Tom Dunn, a spokesman for the state Education Department, noted that the test was put together by educators of "diverse backgrounds."

But he added the Lugard portion of the exam "should have been worded in a way that clearly instructed students to respond based on the perspective of the author."

Still, he said, "In order to teach history, we have to use passages that reflect history's reality. ... Kids have to learn the skills of historical analysis, which includes the ability to investigate different and competing interpretations of the theories of history."

But that argument doesn't fly with Brian Favors, who teaches a course on slavery and counts Jones among his students.

He called the questions, "very racist," adding: "It's the equivalent of asking a Jewish child to state two ways the Holocaust benefited Jews."

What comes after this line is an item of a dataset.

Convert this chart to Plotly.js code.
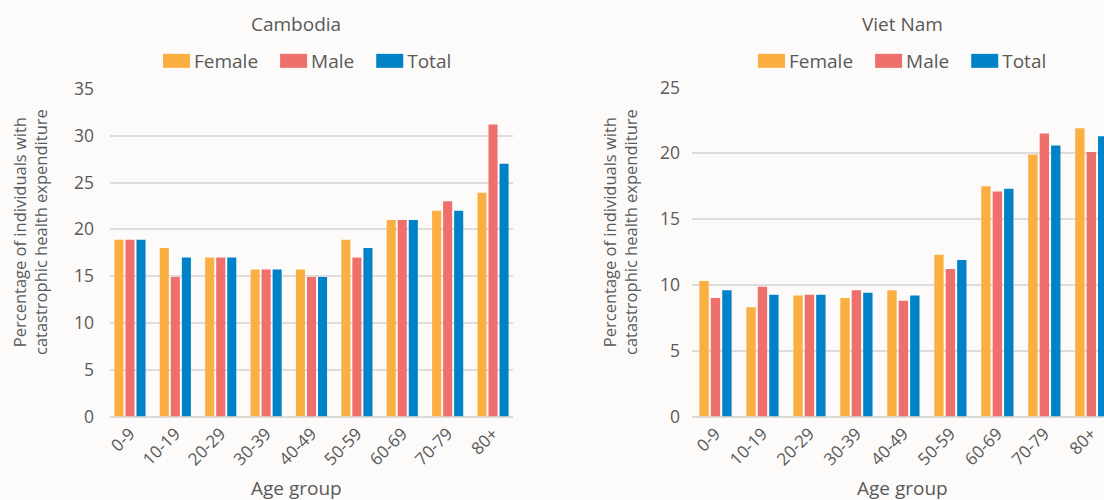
<!DOCTYPE html>
<html>
<head>
<meta charset="utf-8">
<script src="https://cdn.plot.ly/plotly-3.0.1.min.js"></script>
<style>
  html, body { margin: 0; padding: 0; background: #fcfbf9; }
  #chart { width: 1104px; height: 500px; }
</style>
</head>
<body>
<div id="chart"></div>
<script>
// ---- data ----
const categories = ['0-9', '10-19', '20-29', '30-39', '40-49', '50-59', '60-69', '70-79', '80+'];
const seriesNames = ['Female', 'Male', 'Total'];

const cambodiaFemale = [18.9, 18.0, 17.0, 15.7, 15.7, 18.9, 21.0, 22.0, 23.9];
const cambodiaMale   = [18.9, 14.9, 17.0, 15.7, 14.9, 17.0, 21.0, 23.0, 31.2];
const cambodiaTotal  = [18.9, 17.0, 17.0, 15.7, 14.9, 18.0, 21.0, 22.0, 27.0];

const vietFemale = [10.3, 8.3, 9.2, 9.0, 9.6, 12.3, 17.5, 19.9, 21.9];
const vietMale   = [9.0, 9.85, 9.25, 9.6, 8.8, 11.2, 17.1, 21.5, 20.1];
const vietTotal  = [9.6, 9.25, 9.25, 9.4, 9.2, 11.9, 17.3, 20.6, 21.3];

const countryTitles = ['Cambodia', 'Viet Nam'];
const xTitle = 'Age group';
const yTitle = 'Percentage of individuals with<br>catastrophic health expenditure';
const cambodiaTicks = [0, 5, 10, 15, 20, 25, 30, 35];
const vietTicks = [0, 5, 10, 15, 20, 25];

// ---- style ----
const colors = ['#fbaf41', '#ef6f6c', '#0082c8'];
const FONT = '"Open Sans", "Noto Sans", sans-serif';
const TXT = '#595959';
const W = 1104, H = 500;
const px = v => v / W;
const py = v => (H - v) / H;

const cambodiaSeries = [cambodiaFemale, cambodiaMale, cambodiaTotal];
const vietSeries = [vietFemale, vietMale, vietTotal];

const traces = [];
seriesNames.forEach((name, i) => {
  traces.push({
    type: 'bar', name: name, x: categories, y: cambodiaSeries[i],
    marker: { color: colors[i] }, xaxis: 'x', yaxis: 'y',
    legend: 'legend', hoverinfo: 'x+y+name'
  });
});
seriesNames.forEach((name, i) => {
  traces.push({
    type: 'bar', name: name, x: categories, y: vietSeries[i],
    marker: { color: colors[i] }, xaxis: 'x2', yaxis: 'y2',
    legend: 'legend2', hoverinfo: 'x+y+name'
  });
});

const xCommon = {
  type: 'category', tickangle: -45, showgrid: false, zeroline: false,
  showline: false, ticks: '', ticklabelstandoff: 3,
  tickfont: { family: FONT, size: 17, color: TXT }, fixedrange: true
};
const yCommon = {
  showgrid: true, gridcolor: '#dfdddb', gridwidth: 2,
  zeroline: true, zerolinecolor: '#dcdad7', zerolinewidth: 2,
  showline: false, ticks: '',
  tickfont: { family: FONT, size: 17.5, color: TXT }, fixedrange: true
};

const legendCommon = {
  orientation: 'h', xanchor: 'left', yanchor: 'middle', itemwidth: 38,
  bgcolor: 'rgba(0,0,0,0)', font: { family: FONT, size: 19, color: TXT },
  itemclick: false, itemdoubleclick: false
};

const titleFont = { family: FONT, size: 19, color: TXT };
const yTitleFont = { family: FONT, size: 16.5, color: TXT };

const layout = {
  width: W, height: H,
  paper_bgcolor: '#fcfbf9', plot_bgcolor: '#fcfbf9',
  margin: { l: 0, r: 0, t: 0, b: 0 },
  barmode: 'group', bargap: 0.27, bargroupgap: 0.18,
  font: { family: FONT, color: TXT },
  xaxis: Object.assign({}, xCommon, { domain: [px(110), px(513)], range: [-0.44, 8.44], anchor: 'y' }),
  yaxis: Object.assign({}, yCommon, { domain: [py(416.5), py(89)], range: [0, 35], tickvals: cambodiaTicks, ticklabelstandoff: 15, anchor: 'x' }),
  xaxis2: Object.assign({}, xCommon, { domain: [px(692), 1], range: [-0.5, 8.27], anchor: 'y2' }),
  yaxis2: Object.assign({}, yCommon, { domain: [py(416.5), py(87.5)], range: [0, 25], tickvals: vietTicks, ticklabelstandoff: 11, anchor: 'x2' }),
  legend: Object.assign({}, legendCommon, { x: px(146), y: py(61) }),
  legend2: Object.assign({}, legendCommon, { x: px(741), y: py(61) }),
  showlegend: true,
  annotations: [
    { text: countryTitles[0], x: px(296), y: py(24), xref: 'paper', yref: 'paper', showarrow: false, xanchor: 'center', yanchor: 'middle', font: titleFont },
    { text: countryTitles[1], x: px(902), y: py(24), xref: 'paper', yref: 'paper', showarrow: false, xanchor: 'center', yanchor: 'middle', font: titleFont },
    { text: xTitle, x: px(296), y: py(488), xref: 'paper', yref: 'paper', showarrow: false, xanchor: 'center', yanchor: 'middle', font: titleFont },
    { text: xTitle, x: px(902), y: py(488), xref: 'paper', yref: 'paper', showarrow: false, xanchor: 'center', yanchor: 'middle', font: titleFont },
    { text: yTitle, textangle: -90, x: px(30), y: py(232), xref: 'paper', yref: 'paper', showarrow: false, xanchor: 'center', yanchor: 'middle', font: yTitleFont },
    { text: yTitle, textangle: -90, x: px(620), y: py(232), xref: 'paper', yref: 'paper', showarrow: false, xanchor: 'center', yanchor: 'middle', font: yTitleFont }
  ]
};

Plotly.newPlot('chart', traces, layout, { displayModeBar: false, staticPlot: true }).then(gd => {
  // reshape legend swatches (both legends) into the wide rectangles of the
  // reference, ending 4px before the legend text
  gd.querySelectorAll('g.traces').forEach(item => {
    const txt = item.querySelector('text.legendtext');
    const textX = txt ? parseFloat(txt.getAttribute('x')) || 48 : 48;
    const center = textX / 2;
    const right = textX - 4 - center;
    const left = right - 27;
    item.querySelectorAll('.legendpoints path').forEach(p => {
      p.setAttribute('d', 'M' + right + ',7H' + left + 'V-7H' + right + 'Z');
    });
  });
});
</script>
</body>
</html>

Favors is a member of Black New Yorkers for Educational Excellence, which is sponsoring a rally to "end institutional racism" on Wednesday - the 52nd anniversary of the landmark Brown vs. Board of Education Supreme Court decision. The rally will be at the city Education Department.
Simmons said she wants to see the Regents void students' answers on the controversial questions.

That wouldn't help Jones, though - she said she answered those questions correctly.
"I picked something out of all those lies and put it down," she said. "I was kind of sarcastic with my answer. I let it be known to whoever was grading the exam that I was upset, but I had to pass the exam."